In my first job after college, after I went through my initial training in Houston, where we worked from 8:00 - 4:30, had 13 (I think) - maybe 11 - more than anyone gets now - federal holidays, paid not one red cent for our benefits, and got a turkey at Christmas, I had my own office.
I had an office with a window and a secretary I shared with a co-worker. The secretary was not that great - it meant writing letters and presentations by hand and then having her type them, then making the edits, etc, etc. A big fat waste of time. I prefer having my own computer. I'd rather not have a secretary.
But I liked having an office.
When I was in the Peace Corps, I had an office. I shared it with my counterpart. I had to take my own toilet paper to work, but I had an office.
My next corporate job after the Peace Corps, I had an office. No window, but an office.
Then my next job - office with window. For years, until my spineless boss let another department take our office space and kick all eight of us to cubicles in a windowless converted warehouse in an area that saw frequent armed carjackings at stoplights.
Now I am employed again. And glad to have the job. Please make no mistake - I am grateful to be employed. There are many people looking. I am glad to have any job at all.
I am in a cubicle.
And I hate it.
I am in a cubicle right across from another employee. We watch each other all day. I know that she takes a break every hour at 42 minutes past the hour. She does whatever, then returns and applies hand lotion. After lunch, late afternoon, she takes off her spike heels and twirls her one bare foot while the other rests on the ground. She has a snack - usually a banana - at 3:00. She has two cups of coffee in the morning and switches to caffeine-free tea in the afternoon.
I know all this.
I don't want to know all this and even more, I do not want her to know what I do during the day, which is get my work done. I get my work done, but sometimes I check my personal email. Sometimes I want to eat a spoonful of peanut butter (from my emergency peanut butter that I keep in my bottom drawer). Sometimes I want to check my teeth for stuff that has gotten stuck there. Sometimes I want to comb my hair.

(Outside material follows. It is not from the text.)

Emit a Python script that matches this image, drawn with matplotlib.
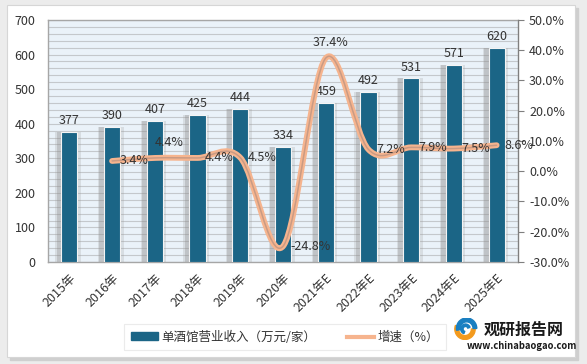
import numpy as np
import matplotlib.pyplot as plt
import matplotlib.patheffects as pe
from matplotlib.patches import Rectangle, PathPatch, Wedge
from matplotlib.path import Path
from matplotlib.lines import Line2D

plt.rcParams['font.family'] = ['Noto Sans CJK SC', 'DejaVu Sans']

# ---- data ----
years = ["2015年", "2016年", "2017年", "2018年", "2019年", "2020年",
         "2021年E", "2022年E", "2023年E", "2024年E", "2025年E"]
revenue = [377, 390, 407, 425, 444, 334, 459, 492, 531, 571, 620]
growth_years = [1, 2, 3, 4, 5, 6, 7, 8, 9, 10]
growth = [3.4, 4.4, 4.4, 4.5, -24.8, 37.4, 7.2, 7.9, 7.5, 8.6]

bar_label = "单酒馆营业收入（万元/家）"
line_label = "增速（%）"

W, H = 587, 364
BAR_C = "#1b6586"
LINE_C = "#f6b48e"
TXT = "#333333"

fig = plt.figure(figsize=(W / 100, H / 100), dpi=100, facecolor="#ececec")

# outer card with shadow
fig.patches.append(Rectangle((10 / W, 1 - 360 / H), 568 / W, 352 / H,
                             transform=fig.transFigure, color="#cfcfcf", zorder=-2))
fig.patches.append(Rectangle((7 / W, 1 - 357 / H), 568 / W, 352 / H,
                             transform=fig.transFigure, facecolor="white",
                             edgecolor="#d6d6d6", lw=0.8, zorder=-1))

ax = fig.add_axes([48 / W, 1 - 262 / H, 470 / W, 242 / H])
x = np.arange(len(years))
ax.set_xlim(-0.5, len(years) - 0.5)
ax.set_ylim(0, 700)
ax.set_facecolor("#eaf2f9")
ax.set_yticks(np.arange(0, 701, 100))
ax.set_yticks(np.arange(0, 701, 20), minor=True)
ax.grid(True, which="both", axis="y", color="#c4c8cc", lw=0.8, zorder=0)
ax.set_axisbelow(True)
ax.tick_params(axis="y", which="both", length=0, labelsize=9, colors=TXT, pad=9)
ax.tick_params(axis="x", length=0, pad=7)
for s in ax.spines.values():
    s.set_color("#a6a6a6")
    s.set_linewidth(1.0)

# bar shadows, then bars
ax.bar(x - 0.03, revenue, width=0.6, color="#a0a0a0", alpha=0.25, zorder=2, lw=0)
ax.bar(x - 0.05, revenue, width=0.5, color="#8a8a8a", alpha=0.3, zorder=2, lw=0)
ax.bar(x, revenue, width=0.38, color=BAR_C, edgecolor="#f4f4f4", lw=0.8, zorder=3)
for xi, v in zip(x, revenue):
    ax.text(xi, v + 14, f"{v}", ha="center", va="bottom", fontsize=9,
            color=TXT, zorder=6)

ax.set_xticks(x)
ax.set_xticklabels(years, rotation=45, ha="right", rotation_mode="anchor",
                   fontsize=9, color=TXT)

# growth line on the right axis, smoothed like the office chart (bezier)
ax2 = ax.twinx()
ax2.set_ylim(-30, 50)
ax2.set_yticks(np.arange(-30, 51, 10))
ax2.set_yticklabels([f"{v:.1f}%" for v in np.arange(-30, 51, 10)])
ax2.tick_params(axis="y", direction="out", length=4, color="#7f7f7f",
                labelsize=9, labelcolor=TXT, pad=4)
for s in ax2.spines.values():
    s.set_visible(False)
ax2.spines["right"].set_visible(True)
ax2.spines["right"].set_color("#7f7f7f")

pts = np.column_stack([growth_years, growth]).astype(float)
verts = [pts[0]]
codes = [Path.MOVETO]
n = len(pts)
for i in range(n - 1):
    p0 = pts[i - 1] if i > 0 else pts[i]
    p1, p2 = pts[i], pts[i + 1]
    p3 = pts[i + 2] if i + 2 < n else pts[i + 1]
    c1 = p1 + (p2 - p0) / 6
    c2 = p2 - (p3 - p1) / 6
    verts += [c1, c2, p2]
    codes += [Path.CURVE4] * 3
curve = PathPatch(Path(verts, codes), fill=False, edgecolor="#c99b84", lw=1.1,
                  zorder=4, capstyle="round",
                  path_effects=[pe.Stroke(linewidth=4.2, foreground=LINE_C),
                                pe.Normal()])
ax2.add_patch(curve)

# percent labels
offsets = {2: (0, 3.0, "left", "bottom"), 6: (0.12, 3.0, "center", "bottom")}
for xi, g in zip(growth_years, growth):
    dx, dy, ha, va = offsets.get(xi, (0.18, 0, "left", "center"))
    ax2.text(xi + dx, g + dy, f"{g}%", ha=ha, va=va, fontsize=9,
             color=TXT, zorder=6)

# legend
handles = [Rectangle((0, 0), 1, 1, color=BAR_C),
           Line2D([0], [0], color=LINE_C, lw=3)]
leg = fig.legend(handles, [bar_label, line_label], loc="center",
                 bbox_to_anchor=(285 / W, 1 - 337 / H), ncol=2, fontsize=9,
                 frameon=True, fancybox=False, edgecolor="#e6e6e6",
                 handlelength=2.2, handleheight=0.55, handletextpad=0.3,
                 columnspacing=2.4, borderpad=0.5, borderaxespad=0)
leg.get_frame().set_linewidth(0.8)
for t in leg.get_texts():
    t.set_color(TXT)

# watermark logo
fig.text(484 / W, 1 - 330 / H, "观研报告网", fontsize=11.5, fontweight="bold",
         color="#1a1a1a", va="center", ha="left")
fig.text(522 / W, 1 - 346 / H, "www.chinabaogao.com", fontsize=6.8,
         fontweight="bold", color="#1a1a1a", va="center", ha="center")
lax = fig.add_axes([450 / W, 1 - 340 / H, 30 / W, 22 / H])
lax.set_xlim(-1.4, 1.4)
lax.set_ylim(-1, 1)
lax.axis("off")
lax.add_patch(Wedge((0, 0), 0.95, 160, 360, width=0.35, color="#f39a1e"))
lax.add_patch(Wedge((0.15, 0.05), 0.95, 0, 190, width=0.35, color="#1a7fc1"))
lax.add_patch(Wedge((0.05, 0.0), 0.45, 20, 250, width=0.22, color="#1a7fc1"))

fig.savefig("out.png", dpi=100, facecolor=fig.get_facecolor())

I want to do all these things without being observed.
I want an office. I want privacy. I want to be able to call my doctor without having someone hear me. I want to be able to eat without bothering anyone. I don't want to hear anyone else eat.
It's not going to happen. Where I work, you don't even get caller ID on your phone unless you're above a certain level.
I have sunk. I am a peon. A peon in a cubicle.